Санти смущенно отодвинул тарелку и плеснул себе в чашку из кофейника. Доказательства вины у отца были. Значит, спорить бесполезно.
— Извини, — смиренно проговорил он.
— Ты зря извиняешься передо мной, — отстраненным тоном ответил отец. Хотя по его лицу было видно, что ситуация его более чем тревожит. — «Извини» ты скажешь себе, когда из сына советника станешь простым служащим.
Санти вздрогнул.
— Как — служащим? — промямлил он. — Ты же говорил, что сделаешь меня своим преемником. Ведь преемственность в Совете — это закон.

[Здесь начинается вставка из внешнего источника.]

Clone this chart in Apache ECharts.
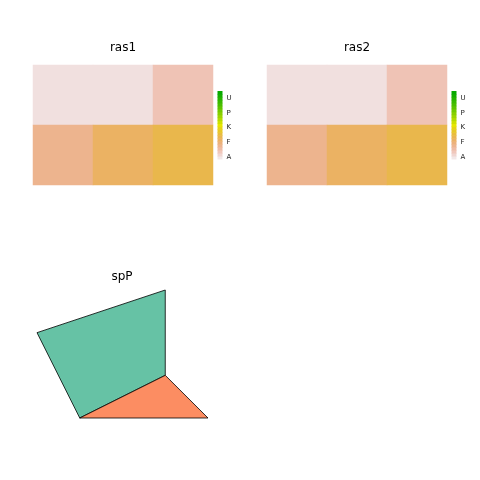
<!DOCTYPE html>
<html><head><meta charset="utf-8">
<script src="https://cdn.jsdelivr.net/npm/echarts@6/dist/echarts.min.js"></script>
<style>html,body{margin:0;padding:0;background:#fff}#c{width:480px;height:480px}</style>
</head><body><div id="c"></div>
<script>
// ---- data ----
const rasterCols = ['c1','c2','c3'];
const rasterRows = ['bottom','top'];
const ras1Top = [1.2, 1.2, 3.1];
const ras1Bottom = [4.9, 7.0, 8.1];
const ras2Top = [1.2, 1.2, 3.1];
const ras2Bottom = [4.9, 7.0, 8.1];
const keyMin = 0.3, keyMax = 23.4;
const keyTickValues = [1, 6, 11, 16, 21];
const keyTickLabels = ['A', 'F', 'K', 'P', 'U'];
const polyNames = ['Sr1', 'Sr2'];
const poly1X = [2, 4, 4, 1];
const poly1Y = [2, 3, 5, 4];
const poly2X = [5, 4, 2];
const poly2Y = [2, 3, 2];
const polyColors = ['#66C2A5', '#FC8D62'];

// ---- colours (reversed terrain palette) ----
function hsv2hex(h, s, v) {
  const i = Math.floor(h * 6), f = h * 6 - i;
  const p = v * (1 - s), q = v * (1 - f * s), t = v * (1 - (1 - f) * s);
  let r, g, b;
  switch (((i % 6) + 6) % 6) {
    case 0: r = v; g = t; b = p; break;
    case 1: r = q; g = v; b = p; break;
    case 2: r = p; g = v; b = t; break;
    case 3: r = p; g = q; b = v; break;
    case 4: r = t; g = p; b = v; break;
    default: r = v; g = p; b = q;
  }
  const h2 = x => ('0' + Math.round(x * 255).toString(16)).slice(-2);
  return '#' + h2(r) + h2(g) + h2(b);
}
function terrainAt(f) {
  if (f < 0.5) { const g = f / 0.5; return hsv2hex(g / 6, g, 0.95 - 0.05 * g); }
  const g = (f - 0.5) / 0.5; return hsv2hex(1 / 6 + g / 6, 1, 0.9 - 0.25 * g);
}
const stops = [];
for (let i = 0; i <= 40; i++) stops.push(terrainAt(i / 40));

function cells(top, bottom) {
  const d = [];
  top.forEach((v, i) => d.push([i, 1, v]));
  bottom.forEach((v, i) => d.push([i, 0, v]));
  return d;
}
const nBins = 23;
const keyBins = [];
for (let i = 0; i < nBins; i++) {
  const lo = keyMin + (keyMax - keyMin) * i / nBins;
  const hi = keyMin + (keyMax - keyMin) * (i + 1) / nBins;
  keyBins.push([lo, hi, (lo + hi) / 2]);
}
const polyData = polyNames.map((n, i) => ({ name: n, value: [i, 0] }));
const polyX = [poly1X, poly2X], polyY = [poly1Y, poly2Y];

const font = 'DejaVu Sans';
const hiddenAxis = { show: false };
function titleAt(text, x, y) {
  return { text, left: x, top: y, textAlign: 'center', padding: 0,
    textStyle: { fontSize: 12, fontWeight: 'normal', fontFamily: font, color: '#000' } };
}
function keyYAxis(gi) {
  return { type: 'value', gridIndex: gi, min: keyMin, max: keyMax, position: 'right',
    axisLine: { show: false }, splitLine: { show: false },
    axisTick: { show: false },
    axisLabel: { show: true, customValues: keyTickValues, margin: 4, fontSize: 7, fontFamily: font, color: '#222',
      formatter: v => keyTickLabels[keyTickValues.indexOf(Math.round(v))] || '' } };
}
function keySeries(gi) {
  return { type: 'custom', xAxisIndex: gi, yAxisIndex: gi, data: keyBins, silent: true,
    renderItem: (params, api) => {
      const p0 = api.coord([0, api.value(0)]);
      const p1 = api.coord([1, api.value(1)]);
      return { type: 'rect', shape: { x: p0[0], y: p1[1], width: p1[0] - p0[0], height: p0[1] - p1[1] + 0.5 },
        style: { fill: api.visual('color') } };
    } };
}

const chart = echarts.init(document.getElementById('c'), null, { renderer: 'canvas' });
chart.setOption({
  backgroundColor: '#fff',
  animation: false,
  title: [titleAt('ras1', 123, 42), titleAt('ras2', 357, 42), titleAt('spP', 122, 271)],
  grid: [
    { left: 33, top: 65, width: 180, height: 120 },
    { left: 267, top: 65, width: 180, height: 120 },
    { left: 217.5, top: 91, width: 5, height: 68 },
    { left: 451.5, top: 91, width: 5, height: 68 },
    { left: 37, top: 290, width: 171, height: 128 }
  ],
  xAxis: [
    { type: 'category', gridIndex: 0, data: rasterCols, show: false },
    { type: 'category', gridIndex: 1, data: rasterCols, show: false },
    { type: 'value', gridIndex: 2, min: 0, max: 1, show: false },
    { type: 'value', gridIndex: 3, min: 0, max: 1, show: false },
    { type: 'value', gridIndex: 4, min: 1, max: 5, show: false }
  ],
  yAxis: [
    { type: 'category', gridIndex: 0, data: rasterRows, show: false },
    { type: 'category', gridIndex: 1, data: rasterRows, show: false },
    keyYAxis(2), keyYAxis(3),
    { type: 'value', gridIndex: 4, min: 2, max: 5, show: false }
  ],
  visualMap: {
    type: 'continuous', show: false, min: keyMin, max: keyMax, dimension: 2,
    seriesIndex: [0, 1, 2, 3], inRange: { color: stops }
  },
  series: [
    { type: 'heatmap', xAxisIndex: 0, yAxisIndex: 0, data: cells(ras1Top, ras1Bottom), silent: true },
    { type: 'heatmap', xAxisIndex: 1, yAxisIndex: 1, data: cells(ras2Top, ras2Bottom), silent: true },
    keySeries(2), keySeries(3),
    { type: 'custom', xAxisIndex: 4, yAxisIndex: 4, data: polyData, silent: true,
      renderItem: (params, api) => {
        const i = params.dataIndex;
        const pts = polyX[i].map((x, k) => api.coord([x, polyY[i][k]]));
        return { type: 'polygon', shape: { points: pts },
          style: { fill: polyColors[i], stroke: '#000', lineWidth: 0.8 } };
      } }
  ]
});
</script></body></html>
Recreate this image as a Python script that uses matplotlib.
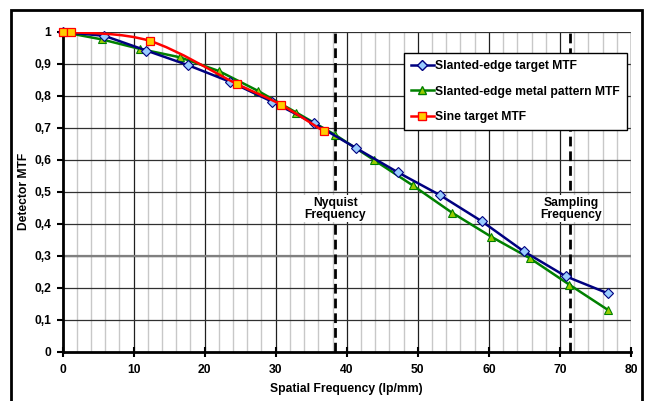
import numpy as np
import matplotlib
matplotlib.use('Agg')
import matplotlib.pyplot as plt
from matplotlib.path import Path
from matplotlib.patches import PathPatch, Rectangle
from matplotlib.lines import Line2D

plt.rcParams['font.family'] = ['Liberation Sans', 'DejaVu Sans']
plt.rcParams['font.weight'] = 'bold'

# Data
slanted_x = [0, 5.9, 11.8, 17.7, 23.6, 29.5, 35.4, 41.3, 47.2, 53.1, 59.0, 64.9, 70.8, 76.7]
slanted_y = [1.0, 0.988, 0.942, 0.896, 0.844, 0.782, 0.714, 0.637, 0.561, 0.490, 0.408, 0.314, 0.236, 0.183]

metal_x = [0, 5.5, 10.9, 16.5, 22.0, 27.5, 32.9, 38.4, 43.8, 49.3, 54.8, 60.3, 65.8, 71.3, 76.8]
metal_y = [1.0, 0.977, 0.947, 0.921, 0.878, 0.816, 0.748, 0.678, 0.600, 0.520, 0.435, 0.360, 0.292, 0.210, 0.130]

sine_x = [0, 1.2, 12.3, 24.5, 30.7, 36.8]
sine_y = [1.0, 1.0, 0.972, 0.838, 0.773, 0.689]

nyquist = 38.4
sampling = 71.4

x_ticks = [0, 10, 20, 30, 40, 50, 60, 70, 80]
y_ticks = [0, 0.1, 0.2, 0.3, 0.4, 0.5, 0.6, 0.7, 0.8, 0.9, 1.0]
y_tick_labels = ['0', '0,1', '0,2', '0,3', '0,4', '0,5', '0,6', '0,7', '0,8', '0,9', '1']

FS = 8.7


def smooth_path(xs, ys):
    # Excel-style smoothed line: cubic Bezier segments through the points
    pts = np.column_stack([xs, ys])
    n = len(pts)
    verts = [pts[0]]
    codes = [Path.MOVETO]
    for i in range(n - 1):
        p0 = pts[i - 1] if i > 0 else pts[i]
        p1 = pts[i]
        p2 = pts[i + 1]
        p3 = pts[i + 2] if i + 2 < n else pts[i + 1]
        c1 = p1 + (p2 - p0) / 6.0
        c2 = p2 - (p3 - p1) / 6.0
        verts += [c1, c2, p2]
        codes += [Path.CURVE4] * 3
    return Path(verts, codes)


fig = plt.figure(figsize=(6.46, 4.01), dpi=100)
ax = fig.add_axes([62.5 / 646, (401 - 351.7) / 401, (631 - 62.5) / 646, (351.7 - 32) / 401])

ax.set_xlim(0, 80)
ax.set_ylim(0, 1)

# grid
for xv in np.arange(2, 80, 2):
    if xv % 10 != 0:
        ax.axvline(xv, color='#c8c8c8', lw=1.0, zorder=0)
for xv in x_ticks[1:]:
    ax.axvline(xv, color='#202020', lw=0.9, zorder=0.5)
for yv in y_ticks[1:]:
    ax.axhline(yv, color='#303030', lw=0.9, zorder=0.5)
ax.axhline(0.3, color='#808080', lw=1.6, zorder=0.6)
ax.axvline(80, color='#909090', lw=1.0, zorder=0.5)

ax.axvline(nyquist, color='black', lw=2.0, ls=(0, (3.5, 1.8)), zorder=2)
ax.axvline(sampling, color='black', lw=2.0, ls=(0, (3.5, 1.8)), zorder=2)

# series
ax.plot(slanted_x, slanted_y, color='#000080', lw=1.8, marker='D', markersize=4.8,
        markerfacecolor='#99ccff', markeredgecolor='#000080', markeredgewidth=0.8,
        zorder=4, clip_on=False)
ax.plot(metal_x, metal_y, color='#008000', lw=1.8, marker='^', markersize=6,
        markerfacecolor='#99cc00', markeredgecolor='#008000', markeredgewidth=0.8,
        zorder=3, clip_on=False)
ax.add_patch(PathPatch(smooth_path(sine_x, sine_y), facecolor='none', edgecolor='#ff0000',
                       lw=1.8, zorder=5))
ax.plot(sine_x, sine_y, ls='none', marker='s', markersize=5.5,
        markerfacecolor='#ffcc00', markeredgecolor='#ff0000', markeredgewidth=0.9,
        zorder=9, clip_on=False)

# annotations
bbox = dict(facecolor='white', edgecolor='none', pad=1.0)
ax.text(nyquist, 0.447, 'Nyquist\nFrequency', ha='center', va='center', fontsize=FS,
        fontweight='bold', linespacing=1.05, zorder=7, bbox=bbox)
ax.text(sampling + 0.2, 0.447, 'Sampling\nFrequency', ha='center', va='center', fontsize=FS,
        fontweight='bold', linespacing=1.05, zorder=7, bbox=bbox)

# axes styling
for side in ['top', 'right']:
    ax.spines[side].set_visible(False)
ax.spines['left'].set_linewidth(2.0)
ax.spines['bottom'].set_linewidth(2.0)
ax.spines['left'].set_zorder(8)
ax.spines['bottom'].set_zorder(8)

ax.set_xticks(x_ticks)
ax.set_yticks(y_ticks)
ax.set_yticklabels(y_tick_labels)
ax.tick_params(axis='y', direction='out', length=4, width=1.5, labelsize=FS, pad=4)
ax.tick_params(axis='x', direction='inout', length=7, width=1.5, labelsize=FS, pad=5)
for lbl in ax.get_xticklabels() + ax.get_yticklabels():
    lbl.set_fontweight('bold')

ax.set_xlabel('Spatial Frequency (lp/mm)', fontsize=FS, fontweight='bold')
ax.set_ylabel('Detector MTF', fontsize=FS, fontweight='bold')
ax.xaxis.set_label_coords(0.5, -0.098)
ax.yaxis.set_label_coords(-0.058, 0.5)

# legend
handles = [
    Line2D([], [], color='#000080', lw=1.8, marker='D', markersize=4.8,
           markerfacecolor='#99ccff', markeredgecolor='#000080'),
    Line2D([], [], color='#008000', lw=1.8, marker='^', markersize=6,
           markerfacecolor='#99cc00', markeredgecolor='#008000'),
    Line2D([], [], color='#ff0000', lw=1.8, marker='s', markersize=5.5,
           markerfacecolor='#ffcc00', markeredgecolor='#ff0000'),
]
labels = ['Slanted-edge target MTF', 'Slanted-edge metal pattern MTF', 'Sine target MTF']
leg = ax.legend(handles, labels, loc='upper left',
                bbox_to_anchor=((404 - 62.5) / 568.5, (351.7 - 53) / 319.7),
                fancybox=False, framealpha=1, edgecolor='black', fontsize=FS,
                handlelength=1.85, handletextpad=0.15, labelspacing=1.1, borderpad=0.6,
                borderaxespad=0)
leg.get_frame().set_linewidth(1.0)
leg.set_zorder(10)
for t in leg.get_texts():
    t.set_fontweight('bold')

# outer chart border
fig.add_artist(Rectangle((11 / 646, -0.05), (642 - 11) / 646, (401 - 10) / 401 + 0.05,
                         transform=fig.transFigure, fill=False, edgecolor='black', lw=2.0))

fig.savefig('out.png', dpi=100)
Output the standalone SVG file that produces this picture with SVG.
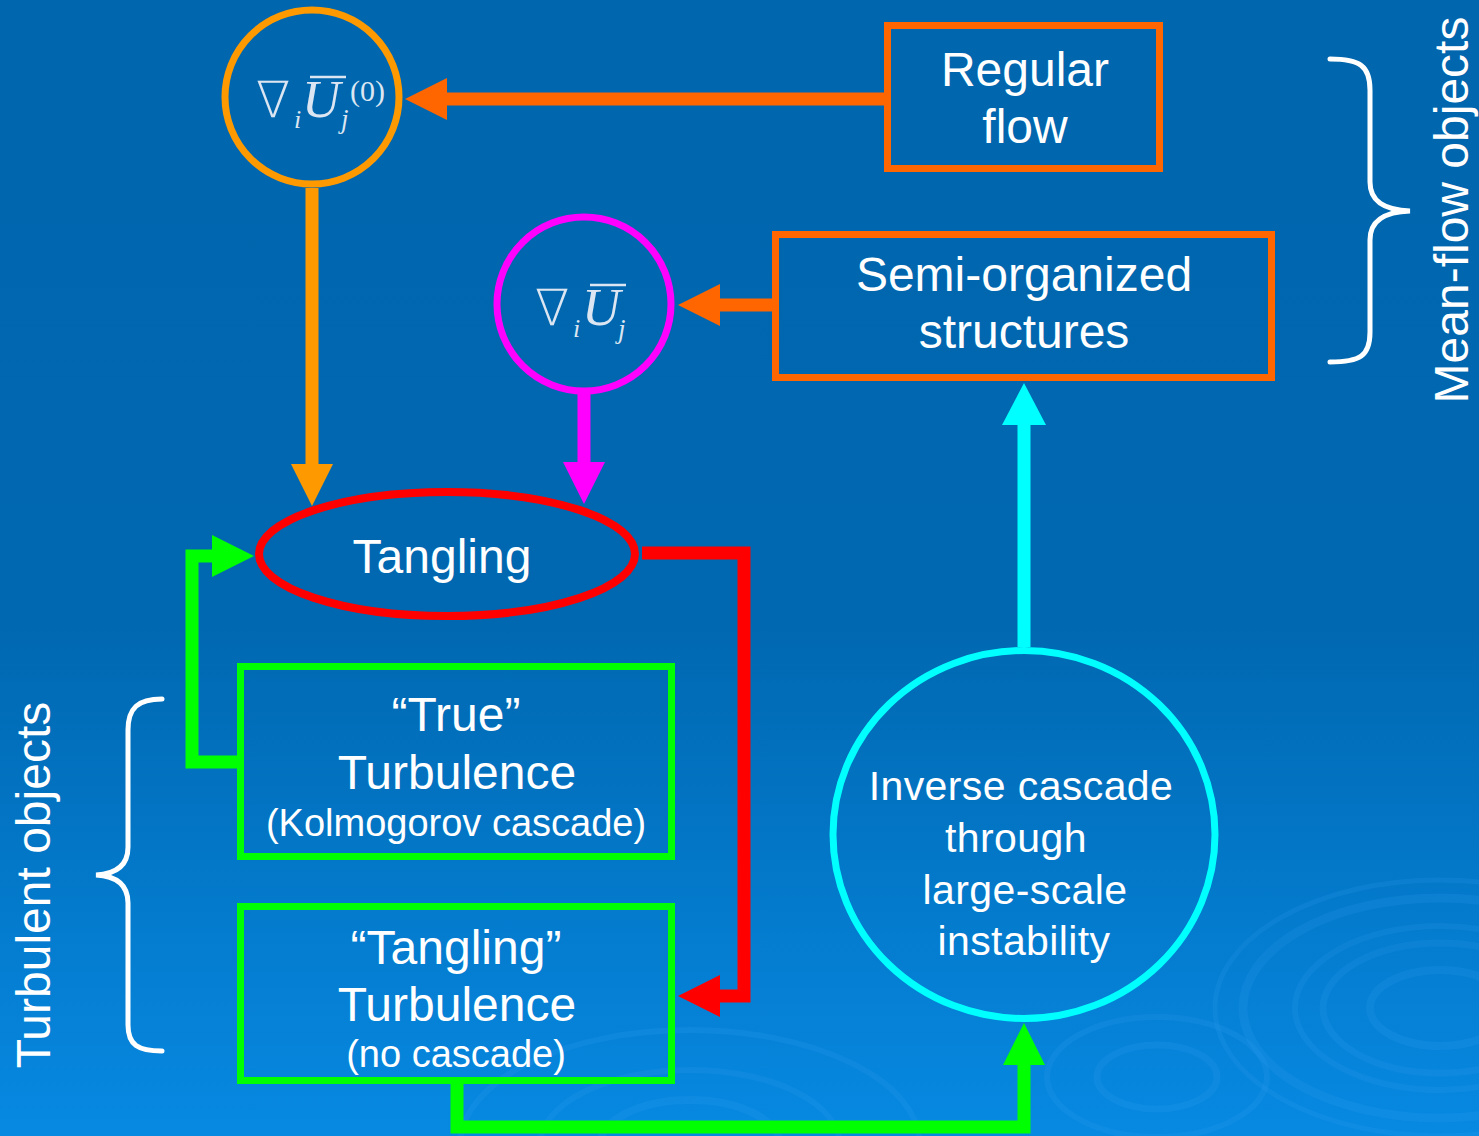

— Я говорил, что когда ты закончишь Академию, ты станешь моим преемником. А лет через десять займешь мое место в Совете, если ничем не запятнаешь наше имя. Если! Понимаешь? Если! Если!!! ЕСЛИ!!!
Отец вскочил из-за стола и заходил вдоль столешницы туда-обратно. Возможно, это успокаивало его, но Санти такая привычка раздражала. Будь перед ним кто-то из сверстников, сын советника уже бы гаркнул: «Перестань маячить!» Но перед ним метался диким зверем, запертым в клетку, его отец. А сказать такое отцу он не мог. Приходилось терпеть.
— Если ты будешь паинькой, то добьешься всего, не прикладывая особых усилий. Но с твоим поведением… найдется десяток желающих занять мое место вместо тебя и имеющих на это в сотню раз больше шансов. Зачем ты отправил за забор этого дурня? Из-за этой девки?
— Папа… — не выдержал Санти.
— «Папа», — противным голосом передразнил советник. — Что «папа»? У тебя есть все, чего можно желать в этом городе. Из-за чего ты можешь ввязываться в такие истории и рисковать всем? Либо из-за бабы, либо из-за отсутствия мозгов. Как я уже говорил, на идиота ты не похож.
Санти потупился.
— И ладно бы один раз дурил, — продолжал фонтанировать праведным гневом отец. — Но это уже третий! Третий на твоей совести! Ты представляешь, сколько усилий мне требуется, чтобы замять это дело? Чтобы никто не вывел закономерности…
— Этого больше не повторится, — перебил Санти.
— А больше и не надо. Потому что на этот раз твоя схема по устранению конкурента не сработала.
Сердце екнуло. Санти похолодел. Не может быть, неужто Митрик раскололся?
Отец тем временем остановился и медленно раскуривал новую сигару.
— Там был один лишний человек, — пробормотал Санти. — Но это не проблема и я…
— Пустошь забери твоего человека! — взорвался советник. — Причем здесь свидетель? Этот твой Винни Лупо жив!
— Как? — потерялся Санти. — В него же стреляли. Он же был обречен. Его должны были…
— Не попали, — советник выпустил струйку дыма.
— Значит, он вернулся в Витано? — Санти нервно закусил губу.
— Если б он вернулся в Витано, — фыркнул отец, — у нас бы не было проблемы. Ты бы проспорил и перестал думать об этой девке, потому что она в твою сторону больше не посмотрела бы ни разу. Это не проблема. Проблема в том, что он не вернулся. Он ушел.
— Куда? — не понял сын.
— В Пустошь.
— Значит, считай, что он умер, — у Санти отлегло от сердца, и он заулыбался. — Если ушел в Пустошь, считай, труп.
Отец зыркнул злым остервенелым взглядом. Причины такого взгляда Санти не понял. Все же хорошо. Он еще продолжал улыбаться по инерции.
Что-то метнулось на краю видимости. Звонко шлепнуло. Щеку обожгло болью. Он не сразу сообразил, что советник отвесил ему пощечину. Отец не поднимал на него руку никогда. Даже в детстве. И когда мать требовала для сына физического наказания, отец становился на дыбы.
Санти потер щеку. Лицо горело, будто ошпаренное. И не только лицо. С удивлением сын советника понял, что пощечина оказалась не столь болезненна, сколь обидна.
— Сопляк безмозглый, — процедил сквозь зубы отец. — Я думал, что разговариваю с мыслящим человеком, а ты же не соображаешь ничего. Пошел вон отсюда!
Плохо соображая, Санти поднялся из-за стола и на ватных, негнущихся ногах побрел к дверям. Так паршиво, как сейчас, он не чувствовал себя никогда. Ему казалось, что он может все, потому что его папа… Сейчас ему показали, что он не может ничего. Он никто. Чья-то рука одним движением подхватила его с трона вседозволенности и швырнула на помойку в пучину злости, обиды и осознания собственной никчемности и бессилия.
— Сопляк безмозглый, — зло повторил советник себе под нос, когда дверь за сыном захлопнулась.